Now that you have opened an Individual Retirement Account, you must continue routine maintenance to make sure you and your IRA are on the right track. Many individuals planning for retirement tend to take a hands of approach which can be detrimental for long term investments. Being an active participant in your IRA is the best way to maximize returns. Here are a few ways to do just that.
Answer that question, "Where am I, financially?" Ultimately, once you have a goal, it's easier to determine how and how much you should invest. Younger investors who are not near retirement have more incentive to take a little bit of risk in their investments. Day-trading or shorting stocks within this account are not recommended, but there are many ways to capitalize on high-growth sectors of the economy without gambling on drastically changing positions.
If you need assistance determining where you are financially, check the Securities and Exchange Commission and find a plan to help you evaluate your financial situation. You should also take advantage of IRA calculators available through your financial institution.
It helps if you have a plan to decide questions such as how much money you are going to place into which asset class, what rate of return you are expecting, and how you are receiving them. Also, along with creating a plan to match your needs, you should access your plan at least each year to see that it still fits your specific situation. Each quarter when you review your statement, see if you met your goal. If your goal isn't being met, it might be time to re-evaluate your investment.
Here are some tips for managing your IRA if you decide not to hire a professional. However, it is also beneficial to know these basic three tips if you do have a financial advisor as well.
1. Conduct Research
When you are in charge of a self-directed retirement account, you are responsible for doing your own research on investments. If you have someone else help you with this, they will typically research for you. However, if you want to find solid investments, it will be completely up to you with this type of account.
2. Watch the Risk
When choosing investments for your self-directed 401(k), you should try to choose investments that are considered relatively low risk. If you are younger, there is nothing wrong with investing in some stocks. However, you want to exercise some caution when choosing every investment. With retirement funds, you do not want to risk losing them. This is the money that you will be living on at some point.
3. Asset Allocation
Many investors like to allocate their assets based upon a certain ratio. For example, you might choose to invest and 60 percent in stocks and 40 percent in bonds. You will need to re-balance your portfolio several times a year in order to keep these ratios intact.
You should continuously check the progress of your mutual funds and see if you're comfortable with your asset mix. Also, pay attention to the market. If the market is doing poorly and your investment is still strong, you probably have the investment strategy that's right for you. Ensure that the manager is managing the fund as you expected. If it diverges from your original goal, find out why the manager has invested in different stocks. One clue to the fact it's changed is comparing the performance of a mutual fund to an index (i.e. small cap, large cap, etc.) that covers the category you think best represents what that fund should be doing.

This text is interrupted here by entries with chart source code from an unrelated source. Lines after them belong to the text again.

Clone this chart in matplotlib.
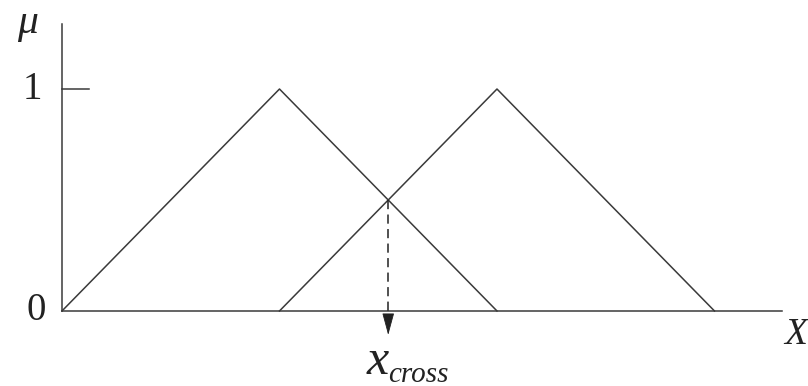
import matplotlib as mpl

mpl.use('agg')
import matplotlib.pyplot as plt

# membership functions: (left foot, peak, right foot)
tri_a = [0.0, 1.0, 2.0]
tri_b = [1.0, 2.0, 3.0]
mu_levels = [0.0, 1.0, 0.0]
x_cross = 1.5
mu_cross = 0.5
x_axis_end = 3.31
mu_axis_end = 1.293

serif = ['Liberation Serif', 'DejaVu Serif']

fig = plt.figure(figsize=(8.08, 3.86), dpi=100)
ax = fig.add_axes([0, 0, 1, 1])
ax.set_xlim(-0.285, 3.430)
ax.set_ylim(-0.338, 1.401)
ax.axis('off')

lc = '#3a3a3a'
tc = '#222222'
# axes
ax.plot([0, x_axis_end], [0, 0], color=lc, lw=1.1)
ax.plot([0, 0], [0, mu_axis_end], color=lc, lw=1.1)
ax.plot([0, 0.124], [1, 1], color=lc, lw=1.1)

# the two triangles
ax.plot(tri_a, mu_levels, color=lc, lw=1.1)
ax.plot(tri_b, mu_levels, color=lc, lw=1.1)

# dashed drop from the crossing point onto the x axis
ax.plot([x_cross, x_cross], [mu_cross, -0.03], color=tc, lw=1.1,
        linestyle=(0, (6, 3.5)))
ax.annotate('', xy=(x_cross, -0.108), xytext=(x_cross, -0.03),
            arrowprops=dict(arrowstyle='-|>,head_length=1.4,head_width=0.38',
                            color=tc, lw=0.6, shrinkA=0, shrinkB=0))

# labels
ax.text(-0.135, 1.0, '1', fontsize=28, family=serif, ha='center', va='center', color=tc)
ax.text(-0.12, 0.0, '0', fontsize=28, family=serif, ha='center', va='center', color=tc)
ax.text(-0.16, 1.30, 'μ', fontsize=30, family=serif, style='italic',
        ha='center', va='center', color=tc)
ax.text(3.375, -0.03, 'X', fontsize=27, family=serif, style='italic',
        ha='center', va='top', color=tc)
ax.text(x_cross + 0.005, -0.125, 'x', fontsize=36, family=serif, style='italic',
        ha='right', va='top', color=tc)
ax.text(x_cross, -0.228, 'cross', fontsize=21, family=serif, style='italic',
        ha='left', va='top', color=tc)

fig.savefig('out.png', dpi=100)
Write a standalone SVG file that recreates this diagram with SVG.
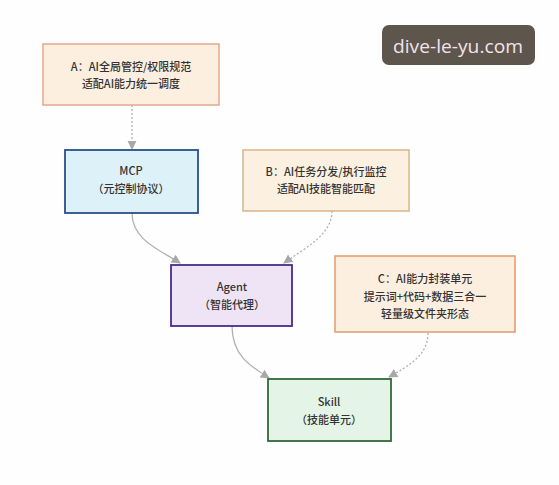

If you are confused or need direction, speak to a professional. You do not have to hire them to manage your account, but they can get you started with inside tips or general professional advice. However, if you are looking for a financial planner, check for credentials such as certified financial planner, chartered financial analyst or a member of the Financial Planning Association. Many certified public accountants also provide investment advice. Before choosing a company, find out if they charge any yearly maintenance and/or trading commission fees.
To keep up with managing your IRA, even if you have the right types of investments in your IRA portfolio, you may have too much of some and not enough of others. Doing an annual re-balancing of your IRA assets will keep your exposure to market risk in line with your overall plan.
Some employers offer 100 percent matching programs if you invest a certain percentage of your paycheck. If you take full advantage of this program, you could double the money that's working towards your retirement in your Roth IRA.
With this, you must also be wary that with frequent job changes, it's common for people to have many 401(k) accounts and other employer-sponsored retirement plans from previous employers. These multiple accounts can have hidden fees or be difficult to keep track of. You can simplify your life by rolling them over into an IRA.
At times, it may be a better move to claim a loss that occurred in your Roth IRA. A professional can help you determine when this is a good idea and the regulations that apply. If your Roth loses money shortly after you converted from a traditional IRA, your best choice is probably to undo the conversion. Two other options are for you to liquidate your IRA or you can claim capital loss deduction for your IRA account.